I’ve probably listened to this song a dozen times today. And a bunch more the past few days. Do you ever listen to a song and feel like it could have be written by you?
This song just destroys me. Every time I listen to it. It’s as if Noah Gundersen got inside my head and my heart and set my thoughts and feelings down as lyrics to his melody. The line that just breaks me every time is when he asks, “Does it even matter in the end if we’re unhappy?” I have been asking this question for the past several weeks, partially in tandem with a conversation with a friend of mine. He told me that if there is one thing he knows for certain in this world, it’s that life is fundamentally unfair and then we die.
That sounds dark, depressing. But it was honest, and it’s what I’m asking some questions about right now. This song bring it all home to me. This song is honest. (And I’m tired of pretending I have anything figured out).
(*I will warn that there are a couple of explicit lyrics in this song. Just so you know.)
Jesus, Jesus, could you tell me what the problem is
With the world and all the people in it?
Because I’ve been hearing stories about the end of the world
But I’m in love with a girl and I don’t wanna leave her
And the television screams such hideous things
They’re talking about the war on the radio
They say the whole thing’s gonna blow
And we will all be left alone
No we’ll be dead and we won’t know what hit us
Jesus, Jesus, if you’re up there won’t you hear me
‘Cause I’ve been wondering if you’re listening for quite a while
And Jesus, Jesus, it’s such a pretty place we live in
And I know we fucked it up, please be kind
Don’t let us go out like the dinosaurs
Or blown to bits in a third world war
There are a hundred different things I’d still like to do
I’d like to climb to the top of the Eiffel Tower
Look up from the ground at a meteor shower
And maybe even raise a family
Jesus, Jesus, there are those that say they love you
But they have treated me so damn mean
And I know you said ‘forgive them for they know not what they do’
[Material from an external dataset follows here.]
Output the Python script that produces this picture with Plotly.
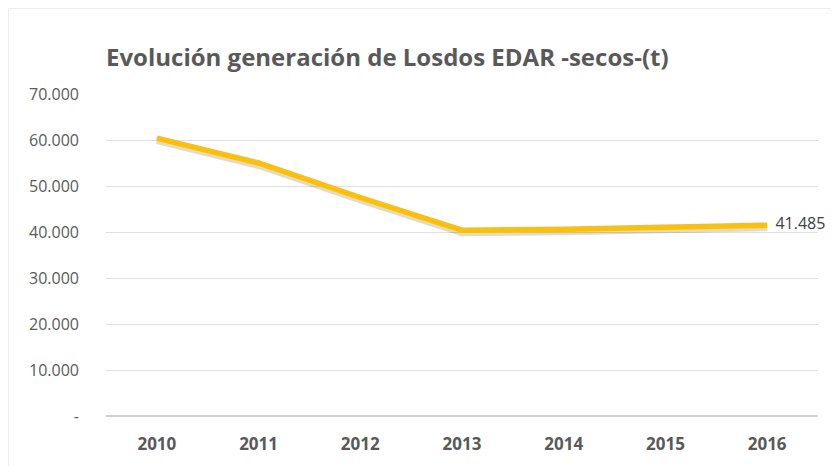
import plotly.graph_objects as go

years = ["2010", "2011", "2012", "2013", "2014", "2015", "2016"]
secos_t = [60400, 55000, 47500, 40400, 40600, 40900, 41485]
label_text = ["", "", "", "", "", "", "  41.485"]
y_tickvals = [0, 10000, 20000, 30000, 40000, 50000, 60000, 70000]
y_ticktext = ["-", "10.000", "20.000", "30.000", "40.000", "50.000", "60.000", "70.000"]

W, H = 839, 466
L, R, T, B = 98, 29, 86, 58
PW, PH = W - L - R, H - T - B
YMAX = 70000
shift = 2.5 * YMAX / PH  # shadow offset of ~2.5px downward

fig = go.Figure()
# soft drop shadow under the line (base axis, range shifted slightly)
fig.add_trace(go.Scatter(x=years, y=secos_t, mode="lines", yaxis="y",
                         line=dict(color="rgba(0,0,0,0.14)", width=7),
                         hoverinfo="skip", showlegend=False))
# main line on the visible overlay axis (drawn on top)
fig.add_trace(go.Scatter(x=years, y=secos_t, mode="lines+text", yaxis="y2",
                         line=dict(color="#FFC000", width=5.5),
                         text=label_text, textposition="middle right",
                         textfont=dict(family="Open Sans", size=16, color="#404040"),
                         cliponaxis=False, showlegend=False))

fig.update_layout(
    width=W, height=H,
    margin=dict(l=L, r=R, t=T, b=B),
    paper_bgcolor="white", plot_bgcolor="white",
    title=dict(text="<b>Evolución generación de Losdos EDAR -secos-(t)</b>",
               x=L / W, xanchor="left", y=1 - 50 / H, yanchor="middle",
               font=dict(family="Open Sans", size=24, color="#595959")),
    xaxis=dict(type="category", range=[-0.5, 6.5], showgrid=False,
               showline=False, zeroline=False, ticks="", ticklabelstandoff=16,
               tickfont=dict(family="Open Sans", size=17, color="#595959", weight="bold")),
    yaxis=dict(range=[shift, YMAX + shift], showgrid=False, zeroline=False,
               showticklabels=False, showline=False, ticks=""),
    yaxis2=dict(range=[0, YMAX], overlaying="y", side="left",
                tickvals=y_tickvals, ticktext=y_ticktext,
                showgrid=True, gridcolor="#E0E0E0", gridwidth=1,
                zeroline=True, zerolinecolor="#D0D0D0", zerolinewidth=1.5,
                showline=False, ticks="", ticklabelstandoff=26,
                tickfont=dict(family="Open Sans", size=16, color="#595959")),
    shapes=[dict(type="rect", xref="paper", yref="paper",
                 x0=-L / PW + 0.0005, x1=1 + (R - 0.5) / PW,
                 y0=-(B - 0.5) / PH, y1=1 + (T - 0.5) / PH,
                 line=dict(color="#EDEDED", width=1), fillcolor="rgba(0,0,0,0)",
                 layer="below")],
)

fig.write_html("out.html")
But sometimes I think they do
And I think about you
If all the heathens burn in hell, do all their children burn as well?
What about the Muslims and the gays and the unwed mothers?
What about me and all my friends?
Are we all sinners if we sin?
Does it even matter in the end if we’re unhappy?
Jesus, Jesus, I’m still looking for answers
Though I know that I won’t find them here tonight
But Jesus, Jesus, could you call me if you have the time?